NWTL’s range of stores include Kwik Shop, Paradise Palms, Fone Haus, fone2fone, Sea View Restaurant and NWTL supermarkets.
“Nambawan Trophy is proud and happy to assist,” says general manager Gui.
The history of Good Sheperd Lutheran Church goes back to after World War 11 when a increasing population of expatriate Lutherans decided to set up a place of worship.
“The building itself was built in the 1960s,” Mack says.
“All material was brought in from Australian and these have gone through a lot of wear and tear over the years.
“In the 1960s, New Guineans, especially Morobeans and Highlanders, came to Port Moresby as labourers and a Tok Pisin congregation was established alongside the English congregation.
“To date, these two congregations run side by side, operating independently, but reporting to the Papua district council.
‘Now, there are talks of merging the two congregations into one congregation, with two separate church services, and hopefully, that will be done at the opening of the renovated church.
“Since the establishment of the Lutheran church in the country, it has produced many educated elite who are holding top jobs in the country.
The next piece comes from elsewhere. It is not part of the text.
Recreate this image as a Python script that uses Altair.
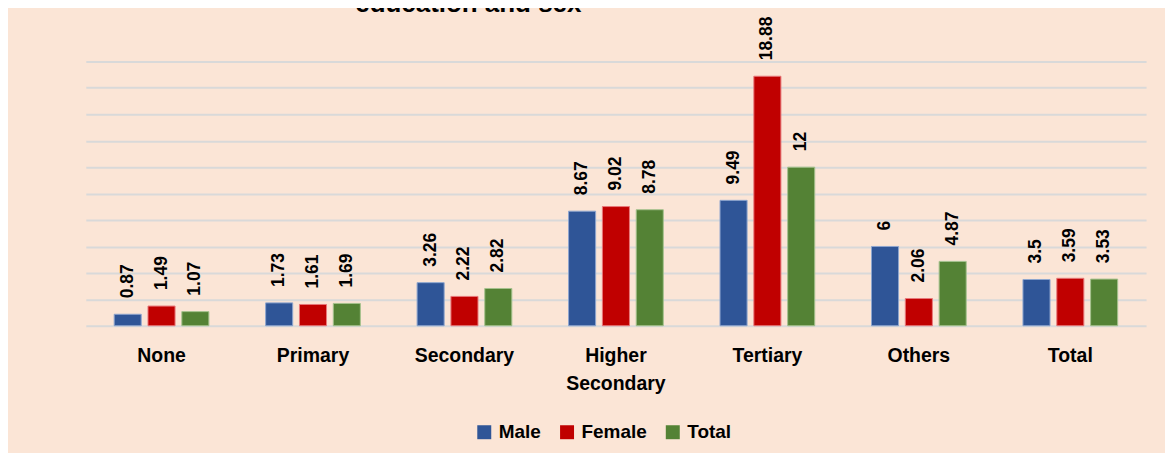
import altair as alt
import pandas as pd

categories = ["None", "Primary", "Secondary", "Higher Secondary", "Tertiary", "Others", "Total"]
series = ["Male", "Female", "Total"]
male = [0.87, 1.73, 3.26, 8.67, 9.49, 6, 3.5]
female = [1.49, 1.61, 2.22, 9.02, 18.88, 2.06, 3.59]
total = [1.07, 1.69, 2.82, 8.78, 12, 4.87, 3.53]
colors = ["#2F5597", "#C00000", "#548235"]
strokes = ["#8EA6CF", "#E8787A", "#A5C28E"]
grid_values = [0, 2, 4, 6, 8, 10, 12, 14, 16, 18, 20]
title_lines = ["Unemployment rate by level of", "education and sex"]

rows = []
for s, vals in zip(series, [male, female, total]):
    for c, v in zip(categories, vals):
        rows.append({"Level": c, "Sex": s, "Rate": v, "Label": f"{v:g}"})
df = pd.DataFrame(rows)

FONT = "Liberation Sans, Arial, sans-serif"

x = alt.X(
    "Level:N", sort=categories, title=None,
    scale=alt.Scale(paddingInner=0.33, paddingOuter=0.165),
    axis=alt.Axis(
        labelAngle=0, domain=False, ticks=False, labelFont=FONT, labelFontSize=19.5,
        labelFontWeight="bold", labelColor="black", labelPadding=21, labelLineHeight=28,
        labelExpr="datum.label == 'Higher Secondary' ? ['Higher', 'Secondary'] : datum.label",
    ),
)
xo = alt.XOffset("Sex:N", sort=series, scale=alt.Scale(paddingInner=0.2, paddingOuter=0.1))
y = alt.Y(
    "Rate:Q", title=None, scale=alt.Scale(domain=[0, 20], nice=False),
    axis=alt.Axis(values=grid_values, labels=False, ticks=False, domain=False, grid=True,
                  gridColor="#D9D9D9", gridWidth=2),
)

base = alt.Chart(df)

bars = base.mark_bar(strokeWidth=1).encode(
    x=x, xOffset=xo, y=y,
    color=alt.Color(
        "Sex:N", sort=series, scale=alt.Scale(domain=series, range=colors),
        legend=alt.Legend(
            title=None, orient="none", legendX=390, legendY=362, direction="horizontal",
            symbolType="square", symbolSize=196, symbolStrokeWidth=0, labelFont=FONT,
            labelFontSize=19, labelFontWeight="bold", labelColor="black", labelOffset=5,
            columnPadding=16,
        ),
    ),
    stroke=alt.Stroke("Sex:N", sort=series, scale=alt.Scale(domain=series, range=strokes), legend=None),
)

labels = base.mark_text(
    angle=270, align="left", baseline="middle", dx=16, font=FONT, fontSize=17.5,
    fontWeight="bold", color="black",
).encode(x=x, xOffset=xo, y=y, text="Label:N")

chart = (
    alt.layer(bars, labels)
    .properties(
        width=1063, height=265,
        title=alt.TitleParams(
            title_lines, font=FONT, fontSize=26, fontWeight="bold", color="black",
            anchor="middle", frame="group", dx=-148, dy=26, offset=0, baseline="bottom",
            lineHeight=30,
        ),
        autosize=alt.AutoSizeParams(type="none"),
        padding={"left": 78, "top": 53, "right": 19, "bottom": 127},
        background="#FBE5D6",
    )
    .configure_view(stroke=None)
)

chart.save("out.html", embed_options={"renderer": "svg", "actions": False})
“As such, we are appealing to them to give something back to the church.”
Alu says Koki is the first established Lutheran congregation in the Papua district.
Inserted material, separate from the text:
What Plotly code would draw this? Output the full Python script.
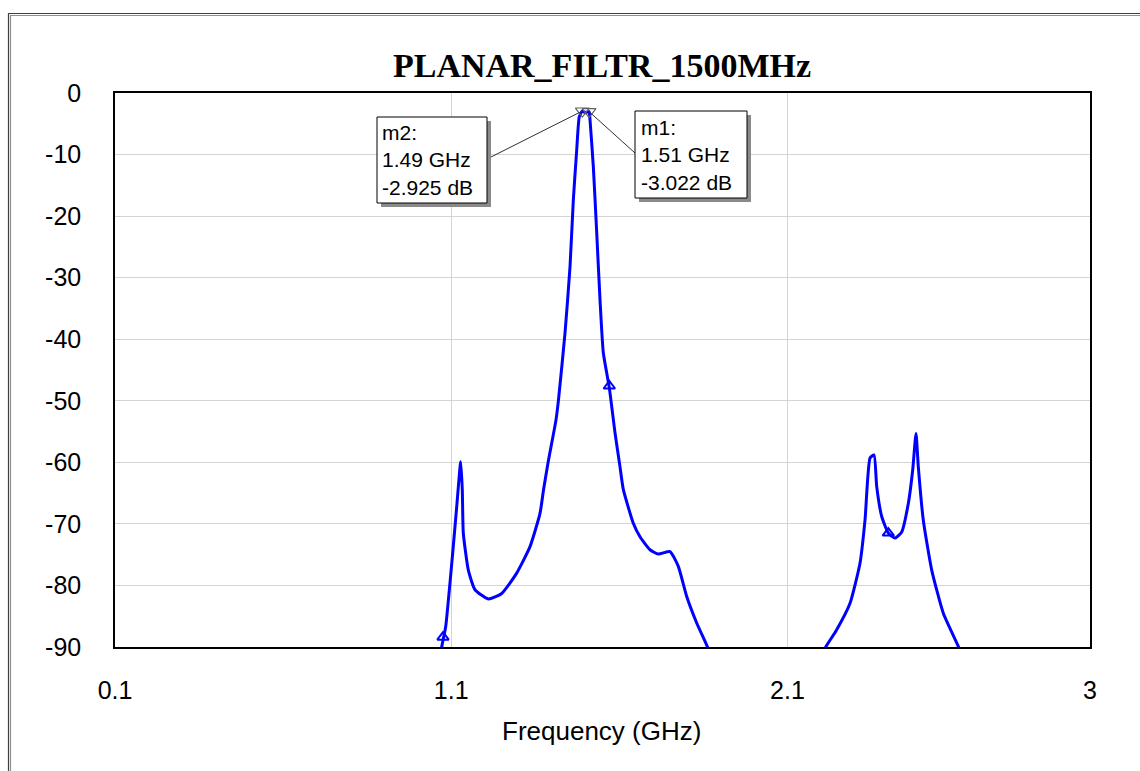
import plotly.graph_objects as go

# ---- data ----
freq_ghz = [1.040, 1.061, 1.0756, 1.0836, 1.1053, 1.1164, 1.1283, 1.133, 1.136, 1.1509,
            1.1708, 1.2104, 1.2502, 1.2948, 1.3344, 1.3641, 1.3745, 1.3879, 1.4117, 1.419,
            1.4385, 1.4534, 1.4632, 1.4733, 1.481, 1.49, 1.4995, 1.51, 1.5129, 1.5227,
            1.5328, 1.5426, 1.5524, 1.5703, 1.5872, 1.602, 1.6119, 1.6416, 1.6616, 1.6913,
            1.716, 1.7508, 1.7755, 1.8005, 1.8302, 1.86, 1.8757, 1.95, 2.08, 2.191,
            2.2118, 2.2466, 2.2862, 2.3159, 2.3308, 2.3457, 2.3576, 2.3656, 2.3805, 2.4001,
            2.42, 2.44, 2.4597, 2.4727, 2.4825, 2.4893, 2.5042, 2.5292, 2.5637, 2.6083,
            2.628, 2.70]
s21_db = [-97.0, -92.9, -88.9, -86.7, -74.2, -67.2, -59.9, -64.5, -71.5, -77.5,
          -80.7, -82.2, -81.3, -78.0, -73.7, -68.3, -64.5, -60.1, -53.1, -49.9,
          -39.0, -28.2, -17.4, -9.26, -3.85, -2.925, -3.2, -3.022, -4.39, -11.97,
          -22.7, -33.6, -42.2, -47.9, -55.2, -60.7, -64.4, -69.9, -72.1, -74.2,
          -74.9, -74.5, -76.9, -81.8, -86.1, -89.7, -91.8, -100.0, -100.0, -92.9,
          -90.2, -87.2, -82.9, -76.4, -69.4, -59.3, -58.8, -63.95, -68.8, -71.5,
          -72.3, -71.3, -66.65, -61.2, -55.3, -60.7, -69.4, -77.5, -84.5, -89.9,
          -92.9, -100.0]

tri_freq = [1.0756, 1.5703, 2.4001]
tri_db = [-88.4, -47.6, -71.5]

marker_names = ["m2", "m1"]
marker_freq = [1.49, 1.51]
marker_db = [-2.925, -3.022]

x_tickvals = [0.1, 1.1, 2.1, 3]
x_ticktext = ["0.1", "1.1", "2.1", "3"]
y_tickvals = [0, -10, -20, -30, -40, -50, -60, -70, -80, -90]
y_ticktext = ["0", "-10", "-20", "-30", "-40", "-50", "-60", "-70", "-80", "-90"]

title_text = "PLANAR_FILTR_1500MHz"
x_title = "Frequency (GHz)"

# ---- layout geometry ----
W, H = 1140, 771
L, R, T, B = 115, 1090, 93, 647
XMIN, XMAX, YMIN, YMAX = 0.1, 3.0, -90.0, 0.0


def px2x(px):
    return XMIN + (px - L) / (R - L) * (XMAX - XMIN)


def py2y(py):
    return YMAX - (py - T) / (B - T) * (YMAX - YMIN)


def pxp(px):
    return (px - L) / (R - L)


def pyp(py):
    return (B - py) / (B - T)


SANS = "Liberation Sans, Arial"

fig = go.Figure()
fig.add_trace(go.Scatter(x=freq_ghz, y=s21_db, mode="lines",
                         line=dict(color="#0000FF", width=3, shape="spline", smoothing=0.5),
                         hoverinfo="skip", showlegend=False))
fig.add_trace(go.Scatter(x=tri_freq, y=tri_db, mode="markers",
                         marker=dict(symbol="triangle-up-open", size=10, color="#0000FF",
                                     line=dict(width=2, color="#0000FF")),
                         showlegend=False, cliponaxis=False))
fig.add_trace(go.Scatter(x=marker_freq, y=marker_db, mode="markers",
                         marker=dict(symbol="triangle-down-open", size=12, color="#606060",
                                     line=dict(width=1.2, color="#606060")),
                         showlegend=False, cliponaxis=False))

shapes = []
# outer window frame
shapes.append(dict(type="rect", xref="paper", yref="paper",
                   x0=pxp(8.5), x1=pxp(1200), y0=pyp(900), y1=pyp(13.5),
                   line=dict(color="#404040", width=1.2)))
shapes.append(dict(type="rect", xref="paper", yref="paper",
                   x0=pxp(10.5), x1=pxp(1200), y0=pyp(900), y1=pyp(15.5),
                   line=dict(color="#909090", width=1.2)))

# marker boxes (box px coords: left, top, right, bottom), leader start px,
# text left px and text block centre px
boxes = [
    dict(box=(377, 117, 487, 203), lead=(491, 157), tx=381, ty=160, idx=0),
    dict(box=(635, 111, 747, 198), lead=(635, 153), tx=640, ty=155, idx=1),
]
annotations = []
for b in boxes:
    x0, y0, x1, y1 = b["box"]
    i = b["idx"]
    shapes.append(dict(type="line", xref="x", yref="y",
                       x0=px2x(b["lead"][0]), y0=py2y(b["lead"][1]),
                       x1=marker_freq[i], y1=marker_db[i],
                       line=dict(color="#303030", width=1)))
    shapes.append(dict(type="rect", xref="paper", yref="paper",
                       x0=pxp(x0 + 4), x1=pxp(x1 + 4), y0=pyp(y1 + 4), y1=pyp(y0 + 4),
                       fillcolor="#8a8a8a", line=dict(width=0)))
    shapes.append(dict(type="rect", xref="paper", yref="paper",
                       x0=pxp(x0), x1=pxp(x1), y0=pyp(y1), y1=pyp(y0),
                       fillcolor="white", line=dict(color="black", width=1)))
    txt = "<br>".join([f"{marker_names[i]}:", f"{marker_freq[i]:.2f} GHz",
                       f"{marker_db[i]:.3f} dB"])
    annotations.append(dict(xref="paper", yref="paper", x=pxp(b["tx"]), y=pyp(b["ty"]),
                            xanchor="left", yanchor="middle", align="left",
                            showarrow=False, text=txt, borderpad=0,
                            font=dict(family=SANS, size=21, color="black")))

annotations.append(dict(xref="paper", yref="paper", x=pxp(601), y=pyp(731),
                        xanchor="center", yanchor="middle", showarrow=False, text=x_title,
                        font=dict(family=SANS, size=26, color="black")))

fig.update_layout(
    width=W, height=H,
    margin=dict(l=L, r=W - R, t=T, b=H - B, pad=0),
    paper_bgcolor="white", plot_bgcolor="white",
    title=dict(text=f"<b>{title_text}</b>", x=602 / W,
               xanchor="center", y=1 - 65 / H, yanchor="middle", yref="container",
               font=dict(family="Liberation Serif, Times New Roman", size=34, color="black")),
    shapes=shapes, annotations=annotations,
    xaxis=dict(range=[XMIN, XMAX], tickvals=x_tickvals, ticktext=x_ticktext,
               showgrid=True, gridcolor="#d4d4d4", gridwidth=1, zeroline=False,
               showline=True, linecolor="black", linewidth=1.5, mirror=True,
               ticks="", ticklabelstandoff=20,
               tickfont=dict(family=SANS, size=25, color="black")),
    yaxis=dict(range=[YMIN, YMAX], tickvals=y_tickvals, ticktext=y_ticktext,
               showgrid=True, gridcolor="#d4d4d4", gridwidth=1, zeroline=False,
               showline=True, linecolor="black", linewidth=1.5, mirror=True,
               ticks="", ticklabelstandoff=27,
               tickfont=dict(family=SANS, size=25, color="black")),
)

fig.write_html("out.html", config={"displayModeBar": False},
               post_script="document.body.style.margin='0';document.body.style.overflow='hidden';")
“From there,” he adds, “it branched out into Kerema, Alotau, Popondetta, Daru and Kiunga.
“Even in NCD itself, there are now about 10 different Lutheran congregations around the city.
“”This (Koki) is the pioneer congregation.
“At one stage, all the people at Marimari (Gordon), Gerehu and all the others worshipped only at Koki.
“We are appealing to all those who have worshipped here at one time or another to help the Good Sheperd congregation with the project it is undertaking.”
It is envisaged that work will begin next month and be completed by the end of this year.
Renovation work will include complete maintenance, replacement of all rotten timber and roofing, new electrical wiring, state-of-the-art public announcement system and quality tiling.
“This is to make it conducive to worshippers,” Alu explains.
“We hope to have everything completed by the end of this year.
“This is a major project for our congregation.
“Congregation members must remember that they are not only there to worship, but they must also contribute to the wellbeing of the church.”
Mack says amidst the gloom, doom and despair of social problems in the city, churches such as Good Shepherd offer a ray of sunshine.
“In the city, we have a lot of social problems, law and order problems, alcohol and drug abuse, and the churches have a role to play in addressing these issues.
“My appeal is that all corporate organisations, foreign missions and government must realise the importance of the work of the churches, especially in Port Moresby, if we are to curtail these problems.
“They must work hand-in-hand with churches to combat these problems.
“The congregation has appointed the divisional commander of NCD and Central, assistant commissioner Awan Sete, as the chairman of the maintenance committee.”
Every Sunday, Lutheran faithful flock to Koki for service at Good Sheperd, in both English and Tok Pisin congregations.
“We have more than 1,000 people each Sunday, 500-plus in each congregation,” Mack says.
“If they, or anybody out there is willing to assist in cash or kind, that would be very good.”
Should anybody wish to assist the Good Sheperd cause, they can contact Sete on mobile 72182373, Mack on 72768997 or Alu on 76881932.


  1. Malum Nalu.
    Thank you for having to discuss the Koki Lutheran project in your blog. Koki is historical, it has a place for Lutherans especially on POM. Even for visitors out of town or overseas, Koki has a special place.
    One thing that always concerns me when I travel into worship is: The location is very awkward, especially when there is the interchanging time of the Services on Sunday Morning. Feel like walking in the market place in Lae on Saturday morning, pushing, shoving in the rush hour to find a seat in the pews. There is also the problem with parking. The location of the Church is hidden away, in a back alley. It is hidden from any new comer wanting to visit or come for service.
    The membership of Koki has some prominent Papua New Guineans, lawyers, Accountants, Dept Secretaries, Business men/women and Politicians and diplomats. I am sure they can contribute to face-lifting or even moving to a more ideal location.
    Lutheran Church has contributed to a lot to development in PNG. There are many Lutherans in places of Authority who can give of their time, resources and knowledge to meaningfully contribute.
    Secondly, out of all the Lutheran Congregations in Port Moresby, Koki would be ranked as affluent congregation. The membership can, I am sure afford to build up the Church, rather than be like a beggar or having Namba Wan Trophy become their offering boy.
    I am sure if the members faithfully paid their 1/10 Tithes, this project will be nothing. This should be a challenge. Do we continue to be beggars and borrowers in our rich country? Do we have to send a donor-funding request? We can do it. We have the people, the resources, and the money. We have it all! It is at the finger tips of the congrgants…

    Bapa Bomoteng

    1. Mr please rephrase your second paragraph (beggars/offering boy/borrowers. It seems that you are one of those who JUST COMMENT with no actions.
      Yes you gave an option of 1/10 tithes, but it all depend on each individual congregation members faith.
      I hope you have seen the latest improvements.
      Thanks to late Pr Mack and the organising team and big thanks to our heavenly father.